B-PL-PINN: Stabilizing PINN Training with Bayesian Pseudo Labeling

TL;DR

This paper introduces B-PL-PINN, a Bayesian approach to stabilize PINN training by replacing ensemble methods with posterior variance evaluation, improving convergence on benchmark problems.

Contribution

It proposes a Bayesian PINN method that replaces ensemble consensus with posterior variance, enhancing training stability and performance.

Findings

Outperforms ensemble methods on benchmark problems

Competitive with combined Adam and LBFGS PINN ensembles

Mathematically principled approach improves convergence

Abstract

Training physics-informed neural networks (PINNs) for forward problems often suffers from severe convergence issues, hindering the propagation of information from regions where the desired solution is well-defined.

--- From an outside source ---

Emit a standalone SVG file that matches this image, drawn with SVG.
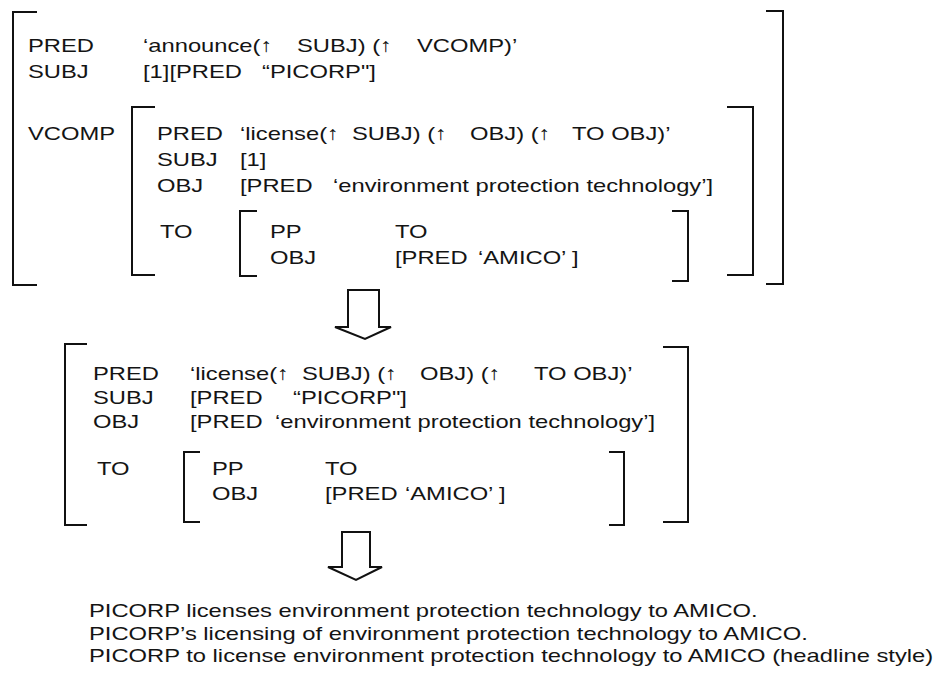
<svg xmlns="http://www.w3.org/2000/svg" width="941" height="678" viewBox="0 0 941 678">
<style>
text{font-family:"Liberation Sans",Arial,sans-serif;font-size:19px;fill:#141414;white-space:pre}
.br{fill:none;stroke:#111;stroke-width:2}
.ar{fill:#fff;stroke:#111;stroke-width:2;stroke-linejoin:miter}
</style>
<rect width="941" height="678" fill="#fff"/>
<g id="fs1">
<path class="br" d="M37,12 H13 V285 H37"/>
<path class="br" d="M766,11 H783 V284 H766"/>
<text transform="matrix(1.25 0 0 1 28 52)">PRED</text>
<text transform="matrix(1.25 0 0 1 143 52)">‘announce(↑</text>
<text transform="matrix(1.25 0 0 1 297 52)">SUBJ) (↑</text>
<text transform="matrix(1.25 0 0 1 417 52)">VCOMP)’</text>
<text transform="matrix(1.25 0 0 1 28 78)">SUBJ</text>
<text transform="matrix(1.25 0 0 1 143 78)">[1][PRED</text>
<text transform="matrix(1.25 0 0 1 262 78)">“PICORP"]</text>
<text transform="matrix(1.25 0 0 1 28 140)">VCOMP</text>
<g id="vcomp">
<path class="br" d="M155,107 H132 V275 H155"/>
<path class="br" d="M727,107 H753 V275 H727"/>
<text transform="matrix(1.25 0 0 1 157 140)">PRED</text>
<text transform="matrix(1.25 0 0 1 240 140)">‘license(↑</text>
<text transform="matrix(1.25 0 0 1 352 140)">SUBJ) (↑</text>
<text transform="matrix(1.25 0 0 1 470 140)">OBJ) (↑</text>
<text transform="matrix(1.25 0 0 1 572 140)">TO OBJ)’</text>
<text transform="matrix(1.25 0 0 1 157 166)">SUBJ</text>
<text transform="matrix(1.25 0 0 1 240 166)">[1]</text>
<text transform="matrix(1.25 0 0 1 157 192)">OBJ</text>
<text transform="matrix(1.25 0 0 1 240 192)">[PRED</text>
<text transform="matrix(1.25 0 0 1 333 192)">‘environment protection technology’]</text>
<text transform="matrix(1.25 0 0 1 160 238)">TO</text>
<g id="to1">
<path class="br" d="M257,211 H240 V276 H257"/>
<path class="br" d="M672,211 H688 V281 H672"/>
<text transform="matrix(1.25 0 0 1 270 238)">PP</text>
<text transform="matrix(1.25 0 0 1 395 238)">TO</text>
<text transform="matrix(1.25 0 0 1 270 264)">OBJ</text>
<text transform="matrix(1.25 0 0 1 395 264)">[PRED</text>
<text transform="matrix(1.25 0 0 1 478 264)">‘AMICO’ ]</text>
</g>
</g>
</g>
<g id="fs2">
<path class="br" d="M87,344 H65 V525 H87"/>
<path class="br" d="M663,347 H688 V522 H663"/>
<text transform="matrix(1.25 0 0 1 93 380)">PRED</text>
<text transform="matrix(1.25 0 0 1 190 380)">‘license(↑</text>
<text transform="matrix(1.25 0 0 1 302 380)">SUBJ) (↑</text>
<text transform="matrix(1.25 0 0 1 420 380)">OBJ) (↑</text>
<text transform="matrix(1.25 0 0 1 534 380)">TO OBJ)’</text>
<text transform="matrix(1.25 0 0 1 93 404)">SUBJ</text>
<text transform="matrix(1.25 0 0 1 190 404)">[PRED</text>
<text transform="matrix(1.25 0 0 1 293 404)">“PICORP"]</text>
<text transform="matrix(1.25 0 0 1 93 428)">OBJ</text>
<text transform="matrix(1.25 0 0 1 190 428)">[PRED</text>
<text transform="matrix(1.25 0 0 1 275 428)">‘environment protection technology’]</text>
<text transform="matrix(1.25 0 0 1 97 475)">TO</text>
<g id="to2">
<path class="br" d="M200,452 H184 V522 H200"/>
<path class="br" d="M609,452 H624 V525 H609"/>
<text transform="matrix(1.25 0 0 1 212 475)">PP</text>
<text transform="matrix(1.25 0 0 1 325 475)">TO</text>
<text transform="matrix(1.25 0 0 1 212 500)">OBJ</text>
<text transform="matrix(1.25 0 0 1 325 500)">[PRED</text>
<text transform="matrix(1.25 0 0 1 405 500)">‘AMICO’ ]</text>
</g>
</g>
<g id="connectors">
<path class="ar" d="M348,290 H379 V327 H391 L365,339 L335,327 H348 Z"/>
<path class="ar" d="M342,532 H370 V567 H382 L356,580 L328,567 H342 Z"/>
</g>
<g id="outputs">
<text transform="matrix(1.25 0 0 1 89 617)">PICORP licenses environment protection technology to AMICO.</text>
<text transform="matrix(1.25 0 0 1 89 640)">PICORP’s licensing of environment protection technology to AMICO.</text>
<text transform="matrix(1.25 0 0 1 89 662)">PICORP to license environment protection technology to AMICO (headline style)</text>
</g>
</svg>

Haitsiukevich and Ilin (2023) proposed an ensemble approach that extends the active training domain of each PINN based on i) ensemble consensus and ii) vicinity to (pseudo-)labeled points, thus ensuring that the information from the initial condition successfully propagates to the interior of the computational domain. In this work, we suggest replacing the ensemble by a Bayesian PINN, and consensus by an evaluation of the PINN's posterior variance. Our experiments show that this mathematically principled approach outperforms the ensemble on a set of benchmark problems and is competitive with PINN ensembles trained with combinations of Adam and LBFGS.